I love traveling.
It’s really amazing how easily we can get around nowadays. People used to spend months (and possibly die) traveling from Europe to America, and now I can land at Heathrow after a short 7 hour flight. In college, we could road trip from the corn fields of central Illinois to the sandy beaches of Florida in less than a day. New places and faraway friends are so easily accessible, traveling is nothing to us now. While we don’t have to worry about dying from scurvy/a rogue tidal wave on a month long boat ride or getting trampled by oxen on a covered-wagon trek to the west, traveling is not without its imperfections. I’m always thrilled when I arrive at my destination (especially if it’s a beach), but there are still those moments where I may not be the most pleasant companion. But with good reasons (I think):
Dehydration. I don’t know what it is. Whether I’m flying or driving, it’s not that I don’t have access to water. I always throw multiple bottles into my car, plus there are numerous opportunities to stop at a gas station. And I always buy a bottle once I’m through security at an airport. Even when I get wherever I’m going, I don’t seem to drink enough water. Admittedly, I think I generally consume more water than the average person (probably 6-10 bottles per day depending on the weather), so when I’m away from home, I’m always thirsty.
Bad weather. Whether it happens when you’re en route (and possibly delays you) or when you get wherever you are going, rain/snow/sleet/all types of precipitation ruin everything. Fact. I know it can’t be sunny all the time, but I wish it could be. At least when I’m on vacation.
Sitting next to a smelly person on a plane. You can’t get away from it. You’re squished into this teeny tiny seat that doesn’t even have enough room to stretch your legs without smashing your purse, and any attempt to direct your nostrils away from the odor is really obvious. And if you are already prone to motion sickness on landing/take-off (like moi), the b.o. makes it much, much worse.

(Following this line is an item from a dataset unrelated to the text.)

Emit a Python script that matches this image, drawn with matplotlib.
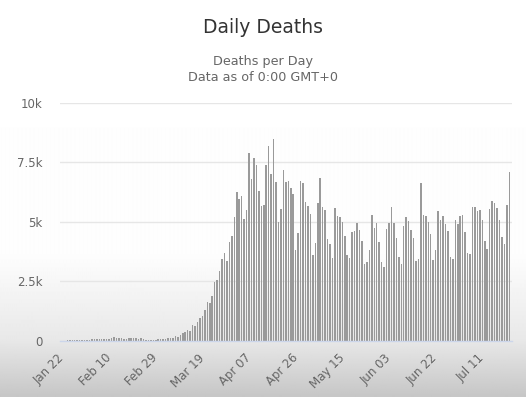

Gawker traffic on the highway. I’m sure this has happened to all of you, too. You get stuck in a sea of brake lights for an hour, and your sweet release comes when you pass an accident. It’s not that the accident is blocking anything, it’s that everybody and their brother slows down to try and see what happened. Stupid gawkers.
The unexplained traffic jam. The only think worse than a gawker back-up is when you emerge from the sea of brake lights for no apparent reason. It’s like everyone spaced out, and all of a sudden remembered to start moving again. No apologies, no explanation. Grr.
Unfamiliar beds. It doesn’t matter how comfortable it is, it’s not yours.
Unfamiliar radio stations. Have you ever been driving through God knows where and are unable to find anything but local talk radio and static? I have. It especially sucks when I haven’t downloaded new music in awhile and just want to try and catch the new whoever, or the Hubbster wants to listen to the Cubs game.
Alex isn’t there to make my coffee. Nuff said.